● Work to complete
Reproduce the listing below word for word, with no pictures.

● Material
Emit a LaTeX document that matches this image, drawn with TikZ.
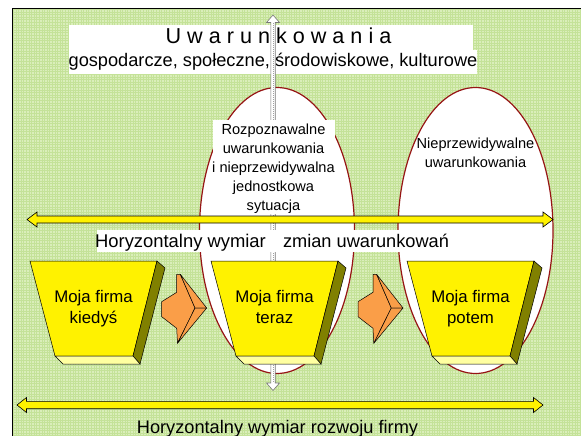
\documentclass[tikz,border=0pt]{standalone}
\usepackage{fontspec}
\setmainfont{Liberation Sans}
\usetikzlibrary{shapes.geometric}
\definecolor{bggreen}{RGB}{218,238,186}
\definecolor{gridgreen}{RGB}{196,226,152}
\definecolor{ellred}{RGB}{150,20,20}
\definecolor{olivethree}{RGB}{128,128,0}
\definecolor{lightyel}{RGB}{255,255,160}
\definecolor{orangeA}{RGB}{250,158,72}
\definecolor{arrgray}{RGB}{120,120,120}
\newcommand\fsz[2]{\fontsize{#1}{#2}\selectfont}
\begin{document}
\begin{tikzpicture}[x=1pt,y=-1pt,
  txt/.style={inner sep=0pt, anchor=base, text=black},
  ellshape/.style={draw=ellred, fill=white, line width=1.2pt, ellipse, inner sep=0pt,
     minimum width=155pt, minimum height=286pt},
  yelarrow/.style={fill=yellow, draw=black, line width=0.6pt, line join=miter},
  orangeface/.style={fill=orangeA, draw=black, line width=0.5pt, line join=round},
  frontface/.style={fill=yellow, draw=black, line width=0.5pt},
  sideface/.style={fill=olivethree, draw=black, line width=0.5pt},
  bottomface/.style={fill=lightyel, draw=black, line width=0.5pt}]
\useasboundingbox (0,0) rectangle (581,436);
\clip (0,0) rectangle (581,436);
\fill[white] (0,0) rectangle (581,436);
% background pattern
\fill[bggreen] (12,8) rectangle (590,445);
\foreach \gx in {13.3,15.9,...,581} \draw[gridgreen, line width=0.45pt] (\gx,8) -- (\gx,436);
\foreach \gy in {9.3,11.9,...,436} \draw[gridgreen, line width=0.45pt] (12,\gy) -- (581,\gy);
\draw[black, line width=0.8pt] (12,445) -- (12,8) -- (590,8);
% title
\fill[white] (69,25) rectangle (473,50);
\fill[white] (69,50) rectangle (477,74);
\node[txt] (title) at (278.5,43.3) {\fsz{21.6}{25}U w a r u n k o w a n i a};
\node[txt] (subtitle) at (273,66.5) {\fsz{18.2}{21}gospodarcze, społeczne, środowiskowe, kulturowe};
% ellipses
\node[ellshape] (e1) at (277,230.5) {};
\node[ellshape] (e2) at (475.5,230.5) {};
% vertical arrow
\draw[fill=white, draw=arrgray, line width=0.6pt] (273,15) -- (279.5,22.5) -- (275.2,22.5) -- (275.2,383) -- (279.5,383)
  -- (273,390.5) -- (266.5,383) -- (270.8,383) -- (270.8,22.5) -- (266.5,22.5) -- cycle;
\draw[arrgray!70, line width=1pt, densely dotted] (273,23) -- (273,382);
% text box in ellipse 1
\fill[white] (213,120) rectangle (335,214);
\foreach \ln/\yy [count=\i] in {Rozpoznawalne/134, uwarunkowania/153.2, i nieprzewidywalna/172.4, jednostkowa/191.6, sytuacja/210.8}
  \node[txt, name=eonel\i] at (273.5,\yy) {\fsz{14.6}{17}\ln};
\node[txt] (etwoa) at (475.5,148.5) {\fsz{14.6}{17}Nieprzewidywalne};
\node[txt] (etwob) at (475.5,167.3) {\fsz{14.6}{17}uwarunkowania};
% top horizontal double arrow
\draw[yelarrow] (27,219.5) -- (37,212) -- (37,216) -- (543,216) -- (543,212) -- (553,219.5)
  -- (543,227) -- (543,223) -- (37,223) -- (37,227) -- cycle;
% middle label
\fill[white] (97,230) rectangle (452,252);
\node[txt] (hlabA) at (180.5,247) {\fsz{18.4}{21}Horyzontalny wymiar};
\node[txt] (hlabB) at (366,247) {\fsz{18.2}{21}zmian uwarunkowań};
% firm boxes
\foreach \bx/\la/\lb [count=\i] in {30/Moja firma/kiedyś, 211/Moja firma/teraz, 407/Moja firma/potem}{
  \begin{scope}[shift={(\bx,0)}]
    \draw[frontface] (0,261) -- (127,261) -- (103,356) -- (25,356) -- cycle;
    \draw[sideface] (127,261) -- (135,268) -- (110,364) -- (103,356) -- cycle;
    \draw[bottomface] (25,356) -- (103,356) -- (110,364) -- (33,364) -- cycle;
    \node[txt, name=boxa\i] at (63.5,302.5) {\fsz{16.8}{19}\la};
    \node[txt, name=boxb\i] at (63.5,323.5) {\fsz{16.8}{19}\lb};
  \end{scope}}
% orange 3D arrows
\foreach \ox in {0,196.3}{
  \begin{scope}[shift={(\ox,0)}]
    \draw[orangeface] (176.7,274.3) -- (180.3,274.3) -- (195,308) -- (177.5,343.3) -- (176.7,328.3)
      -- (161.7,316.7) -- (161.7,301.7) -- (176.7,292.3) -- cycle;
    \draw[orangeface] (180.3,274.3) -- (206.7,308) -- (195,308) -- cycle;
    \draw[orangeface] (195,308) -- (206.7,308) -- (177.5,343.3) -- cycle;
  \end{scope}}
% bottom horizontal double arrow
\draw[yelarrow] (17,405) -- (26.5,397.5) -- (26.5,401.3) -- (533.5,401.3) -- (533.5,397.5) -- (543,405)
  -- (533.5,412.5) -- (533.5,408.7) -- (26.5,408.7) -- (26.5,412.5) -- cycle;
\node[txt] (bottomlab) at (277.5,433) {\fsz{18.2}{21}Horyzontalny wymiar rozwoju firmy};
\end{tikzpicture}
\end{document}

● Result of the task
Emit a LaTeX document that matches this image, drawn with TikZ.
\documentclass[tikz,border=0pt]{standalone}
\usepackage{fontspec}
\setmainfont{Liberation Sans}
\usetikzlibrary{shapes.geometric}
\definecolor{bggreen}{RGB}{218,238,186}
\definecolor{gridgreen}{RGB}{196,226,152}
\definecolor{ellred}{RGB}{150,20,20}
\definecolor{olivethree}{RGB}{128,128,0}
\definecolor{lightyel}{RGB}{255,255,160}
\definecolor{orangeA}{RGB}{250,158,72}
\definecolor{arrgray}{RGB}{120,120,120}
\newcommand\fsz[2]{\fontsize{#1}{#2}\selectfont}
\begin{document}
\begin{tikzpicture}[x=1pt,y=-1pt,
  txt/.style={inner sep=0pt, anchor=base, text=black},
  ellshape/.style={draw=ellred, fill=white, line width=1.2pt, ellipse, inner sep=0pt,
     minimum width=155pt, minimum height=286pt},
  yelarrow/.style={fill=yellow, draw=black, line width=0.6pt, line join=miter},
  orangeface/.style={fill=orangeA, draw=black, line width=0.5pt, line join=round},
  frontface/.style={fill=yellow, draw=black, line width=0.5pt},
  sideface/.style={fill=olivethree, draw=black, line width=0.5pt},
  bottomface/.style={fill=lightyel, draw=black, line width=0.5pt}]
\useasboundingbox (0,0) rectangle (581,436);
\clip (0,0) rectangle (581,436);
\fill[white] (0,0) rectangle (581,436);
% background pattern
\fill[bggreen] (12,8) rectangle (590,445);
\foreach \gx in {13.3,15.9,...,581} \draw[gridgreen, line width=0.45pt] (\gx,8) -- (\gx,436);
\foreach \gy in {9.3,11.9,...,436} \draw[gridgreen, line width=0.45pt] (12,\gy) -- (581,\gy);
\draw[black, line width=0.8pt] (12,445) -- (12,8) -- (590,8);
% title
\fill[white] (69,25) rectangle (473,50);
\fill[white] (69,50) rectangle (477,74);
\node[txt] (title) at (278.5,43.3) {\fsz{21.6}{25}U w a r u n k o w a n i a};
\node[txt] (subtitle) at (273,66.5) {\fsz{18.2}{21}gospodarcze, społeczne, środowiskowe, kulturowe};
% ellipses
\node[ellshape] (e1) at (277,230.5) {};
\node[ellshape] (e2) at (475.5,230.5) {};
% vertical arrow
\draw[fill=white, draw=arrgray, line width=0.6pt] (273,15) -- (279.5,22.5) -- (275.2,22.5) -- (275.2,383) -- (279.5,383)
  -- (273,390.5) -- (266.5,383) -- (270.8,383) -- (270.8,22.5) -- (266.5,22.5) -- cycle;
\draw[arrgray!70, line width=1pt, densely dotted] (273,23) -- (273,382);
% text box in ellipse 1
\fill[white] (213,120) rectangle (335,214);
\foreach \ln/\yy [count=\i] in {Rozpoznawalne/134, uwarunkowania/153.2, i nieprzewidywalna/172.4, jednostkowa/191.6, sytuacja/210.8}
  \node[txt, name=eonel\i] at (273.5,\yy) {\fsz{14.6}{17}\ln};
\node[txt] (etwoa) at (475.5,148.5) {\fsz{14.6}{17}Nieprzewidywalne};
\node[txt] (etwob) at (475.5,167.3) {\fsz{14.6}{17}uwarunkowania};
% top horizontal double arrow
\draw[yelarrow] (27,219.5) -- (37,212) -- (37,216) -- (543,216) -- (543,212) -- (553,219.5)
  -- (543,227) -- (543,223) -- (37,223) -- (37,227) -- cycle;
% middle label
\fill[white] (97,230) rectangle (452,252);
\node[txt] (hlabA) at (180.5,247) {\fsz{18.4}{21}Horyzontalny wymiar};
\node[txt] (hlabB) at (366,247) {\fsz{18.2}{21}zmian uwarunkowań};
% firm boxes
\foreach \bx/\la/\lb [count=\i] in {30/Moja firma/kiedyś, 211/Moja firma/teraz, 407/Moja firma/potem}{
  \begin{scope}[shift={(\bx,0)}]
    \draw[frontface] (0,261) -- (127,261) -- (103,356) -- (25,356) -- cycle;
    \draw[sideface] (127,261) -- (135,268) -- (110,364) -- (103,356) -- cycle;
    \draw[bottomface] (25,356) -- (103,356) -- (110,364) -- (33,364) -- cycle;
    \node[txt, name=boxa\i] at (63.5,302.5) {\fsz{16.8}{19}\la};
    \node[txt, name=boxb\i] at (63.5,323.5) {\fsz{16.8}{19}\lb};
  \end{scope}}
% orange 3D arrows
\foreach \ox in {0,196.3}{
  \begin{scope}[shift={(\ox,0)}]
    \draw[orangeface] (176.7,274.3) -- (180.3,274.3) -- (195,308) -- (177.5,343.3) -- (176.7,328.3)
      -- (161.7,316.7) -- (161.7,301.7) -- (176.7,292.3) -- cycle;
    \draw[orangeface] (180.3,274.3) -- (206.7,308) -- (195,308) -- cycle;
    \draw[orangeface] (195,308) -- (206.7,308) -- (177.5,343.3) -- cycle;
  \end{scope}}
% bottom horizontal double arrow
\draw[yelarrow] (17,405) -- (26.5,397.5) -- (26.5,401.3) -- (533.5,401.3) -- (533.5,397.5) -- (543,405)
  -- (533.5,412.5) -- (533.5,408.7) -- (26.5,408.7) -- (26.5,412.5) -- cycle;
\node[txt] (bottomlab) at (277.5,433) {\fsz{18.2}{21}Horyzontalny wymiar rozwoju firmy};
\end{tikzpicture}
\end{document}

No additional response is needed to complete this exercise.